23 November, 2023
The 28-year-old has been a teacher for six years and has served in the Reserve Force for more than two years.
His experience with 3/6 Battalion, Royal New Zealand Infantry Regiment, has made for popular lessons with pupils at Matangi School, near Hamilton, where he runs a fortnightly “Bush School” programme.
“The kids found out I served in the Reserve Force and were keen to learn some of the skills we picked up in the Army,” Private Pettit said.
“So I started a Bush School with the Year 3-4 syndicate, teaching them bush craft and survival skills.
“It’s a bit of fun for us all, and they’re picking up some really valuable skills at the same time.”
On average, five people die and more than 6,600 injuries occur every year while tramping or hiking, according to data from the NZ Mountain Safety Council.
Private Pettit is hoping his students can avoid getting into trouble outdoors with some basic bush craft knowledge.
So far, they’ve been shown how to build and light a fire and taught fire safety, as well as how to construct a basic shelter and washing line.
They’ve also made model trenches out of shoe boxes, and been shown how to tie various knots.
Private Pettit said he’s lucky that both the school principal and board of trustees have supported him to take time away from the classroom for basic training, training days, and to assist with the Cyclone Gabrielle response in Thames.

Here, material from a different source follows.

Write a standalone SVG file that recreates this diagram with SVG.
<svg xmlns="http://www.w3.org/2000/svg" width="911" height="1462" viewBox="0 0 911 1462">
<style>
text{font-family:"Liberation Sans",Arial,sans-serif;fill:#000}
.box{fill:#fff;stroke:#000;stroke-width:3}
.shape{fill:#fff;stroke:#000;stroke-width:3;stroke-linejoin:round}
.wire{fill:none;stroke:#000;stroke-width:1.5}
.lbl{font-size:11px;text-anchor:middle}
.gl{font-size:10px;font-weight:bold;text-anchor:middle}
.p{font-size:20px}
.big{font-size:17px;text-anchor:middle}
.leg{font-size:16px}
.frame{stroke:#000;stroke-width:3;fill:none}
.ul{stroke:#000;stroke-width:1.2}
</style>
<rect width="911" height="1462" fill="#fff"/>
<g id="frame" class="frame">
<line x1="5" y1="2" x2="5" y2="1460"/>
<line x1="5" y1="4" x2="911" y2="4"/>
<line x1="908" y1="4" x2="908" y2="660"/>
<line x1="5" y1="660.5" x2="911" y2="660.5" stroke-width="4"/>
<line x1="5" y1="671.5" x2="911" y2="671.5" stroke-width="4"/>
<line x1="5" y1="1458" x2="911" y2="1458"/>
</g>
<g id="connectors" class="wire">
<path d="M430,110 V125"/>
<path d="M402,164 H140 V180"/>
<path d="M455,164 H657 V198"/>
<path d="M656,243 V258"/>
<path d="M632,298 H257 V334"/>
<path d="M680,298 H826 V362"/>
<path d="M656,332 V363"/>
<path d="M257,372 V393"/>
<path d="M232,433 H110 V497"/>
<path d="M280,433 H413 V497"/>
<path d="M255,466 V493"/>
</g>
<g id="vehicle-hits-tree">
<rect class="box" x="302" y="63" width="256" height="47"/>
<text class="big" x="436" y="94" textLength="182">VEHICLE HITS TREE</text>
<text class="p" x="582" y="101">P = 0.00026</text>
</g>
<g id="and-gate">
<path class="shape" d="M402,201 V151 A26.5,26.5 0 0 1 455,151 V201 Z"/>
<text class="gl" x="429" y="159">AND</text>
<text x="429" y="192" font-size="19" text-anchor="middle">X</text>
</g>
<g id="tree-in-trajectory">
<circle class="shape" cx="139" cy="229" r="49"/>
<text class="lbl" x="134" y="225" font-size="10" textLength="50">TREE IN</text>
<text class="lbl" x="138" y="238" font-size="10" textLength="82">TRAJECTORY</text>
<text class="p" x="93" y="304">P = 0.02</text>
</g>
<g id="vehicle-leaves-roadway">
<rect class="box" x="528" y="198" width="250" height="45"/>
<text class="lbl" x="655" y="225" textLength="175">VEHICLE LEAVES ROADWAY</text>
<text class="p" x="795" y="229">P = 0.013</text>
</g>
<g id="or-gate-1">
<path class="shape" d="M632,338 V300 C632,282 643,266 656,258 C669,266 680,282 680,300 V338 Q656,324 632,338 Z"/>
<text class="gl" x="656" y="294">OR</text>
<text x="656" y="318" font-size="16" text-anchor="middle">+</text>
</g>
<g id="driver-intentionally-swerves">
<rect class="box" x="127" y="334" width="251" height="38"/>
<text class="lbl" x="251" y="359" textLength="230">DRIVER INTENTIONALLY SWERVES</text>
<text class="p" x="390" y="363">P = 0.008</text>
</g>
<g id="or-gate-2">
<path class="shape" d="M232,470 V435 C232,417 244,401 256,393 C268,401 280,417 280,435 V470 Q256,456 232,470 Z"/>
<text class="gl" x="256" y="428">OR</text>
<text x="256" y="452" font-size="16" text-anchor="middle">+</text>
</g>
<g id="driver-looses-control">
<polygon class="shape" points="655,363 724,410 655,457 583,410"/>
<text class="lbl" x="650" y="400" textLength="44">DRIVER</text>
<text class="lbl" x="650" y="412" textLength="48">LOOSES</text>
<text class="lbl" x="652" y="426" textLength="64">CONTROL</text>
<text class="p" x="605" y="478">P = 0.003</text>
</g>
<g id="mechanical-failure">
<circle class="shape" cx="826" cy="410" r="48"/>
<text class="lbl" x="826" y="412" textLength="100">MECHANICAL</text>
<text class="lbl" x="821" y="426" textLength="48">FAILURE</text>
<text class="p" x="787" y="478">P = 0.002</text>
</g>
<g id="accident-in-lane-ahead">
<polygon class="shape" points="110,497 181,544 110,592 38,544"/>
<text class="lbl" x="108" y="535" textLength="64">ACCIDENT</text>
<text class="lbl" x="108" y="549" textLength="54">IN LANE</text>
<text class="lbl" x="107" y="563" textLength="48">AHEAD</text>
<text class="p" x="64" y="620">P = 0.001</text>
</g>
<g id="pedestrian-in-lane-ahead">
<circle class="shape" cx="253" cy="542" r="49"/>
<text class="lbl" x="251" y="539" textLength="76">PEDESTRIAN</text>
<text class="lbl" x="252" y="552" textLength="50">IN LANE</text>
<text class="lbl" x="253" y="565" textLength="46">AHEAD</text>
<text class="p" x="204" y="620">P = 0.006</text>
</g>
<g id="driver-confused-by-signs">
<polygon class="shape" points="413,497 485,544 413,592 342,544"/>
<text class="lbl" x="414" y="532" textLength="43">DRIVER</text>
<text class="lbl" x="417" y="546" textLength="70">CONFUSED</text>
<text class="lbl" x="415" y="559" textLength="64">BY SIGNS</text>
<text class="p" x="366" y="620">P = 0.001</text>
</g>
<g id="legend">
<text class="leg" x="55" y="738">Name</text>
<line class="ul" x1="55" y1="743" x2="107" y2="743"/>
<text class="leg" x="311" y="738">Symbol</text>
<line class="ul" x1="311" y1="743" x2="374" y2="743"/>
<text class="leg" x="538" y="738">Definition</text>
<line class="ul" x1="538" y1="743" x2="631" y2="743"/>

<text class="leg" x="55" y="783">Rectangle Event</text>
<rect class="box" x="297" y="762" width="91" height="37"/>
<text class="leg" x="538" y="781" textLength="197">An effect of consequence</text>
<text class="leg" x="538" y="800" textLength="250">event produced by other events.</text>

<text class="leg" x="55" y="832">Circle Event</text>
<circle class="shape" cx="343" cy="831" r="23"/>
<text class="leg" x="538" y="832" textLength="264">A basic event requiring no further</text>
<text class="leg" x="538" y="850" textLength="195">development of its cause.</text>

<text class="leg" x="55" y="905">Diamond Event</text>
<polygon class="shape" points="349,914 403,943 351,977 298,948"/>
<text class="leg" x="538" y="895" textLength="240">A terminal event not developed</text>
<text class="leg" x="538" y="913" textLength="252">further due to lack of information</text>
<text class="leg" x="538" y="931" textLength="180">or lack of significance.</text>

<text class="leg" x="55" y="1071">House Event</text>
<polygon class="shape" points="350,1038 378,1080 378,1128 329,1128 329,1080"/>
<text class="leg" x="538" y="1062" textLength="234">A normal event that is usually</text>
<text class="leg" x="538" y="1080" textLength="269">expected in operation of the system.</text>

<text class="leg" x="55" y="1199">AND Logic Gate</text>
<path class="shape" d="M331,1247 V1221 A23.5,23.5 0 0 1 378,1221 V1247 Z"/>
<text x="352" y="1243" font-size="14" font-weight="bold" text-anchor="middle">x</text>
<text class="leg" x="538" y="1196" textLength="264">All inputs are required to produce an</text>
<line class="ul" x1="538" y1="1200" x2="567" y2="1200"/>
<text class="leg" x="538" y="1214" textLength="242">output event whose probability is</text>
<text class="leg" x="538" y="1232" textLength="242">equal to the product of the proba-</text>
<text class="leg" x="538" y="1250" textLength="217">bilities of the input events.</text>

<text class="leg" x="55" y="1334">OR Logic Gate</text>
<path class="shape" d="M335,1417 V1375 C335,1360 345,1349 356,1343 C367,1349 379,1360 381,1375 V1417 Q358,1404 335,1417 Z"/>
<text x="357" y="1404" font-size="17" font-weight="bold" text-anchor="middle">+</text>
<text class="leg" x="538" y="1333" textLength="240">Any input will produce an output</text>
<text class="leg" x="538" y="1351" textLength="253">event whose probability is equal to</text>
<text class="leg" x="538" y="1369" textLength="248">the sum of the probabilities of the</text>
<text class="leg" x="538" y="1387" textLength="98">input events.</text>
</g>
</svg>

He said his students were keen to hear about his Army experiences, and wanted him to bring a slice of Army life into the classroom.
“We now have tote tray inspections, and it’s all done in a fun and relaxed way with a bit of healthy competition.
“The kids stand behind their desk in a disciplined manner and I offer improvements and select a winner. It’s all a bit of fun and the kids seem to thrive on it.”
Beyond the fun side of these lessons, Private Pettit said it was also an opportunity for his students to learn more about the New Zealand Defence Force in general.
“Explaining some of the terminology to the kids in simplified terms gives them a much better understanding around Anzac Day and the Army too.
“It’s also given me a greater understanding about Anzac Day, and has enabled me to teach about it in much more detail.”
Private Pettit is excited to keep honing his military expertise.
“I didn’t know anyone in the military when I joined, but now I look forward to catching up with my Army mates at training.
“I’ve loved the experience so far and am looking forward to developing my military skills further.
“Some of the students in my class are starting to talk about joining the Reserve Force to learn some of the skills that I have picked up.”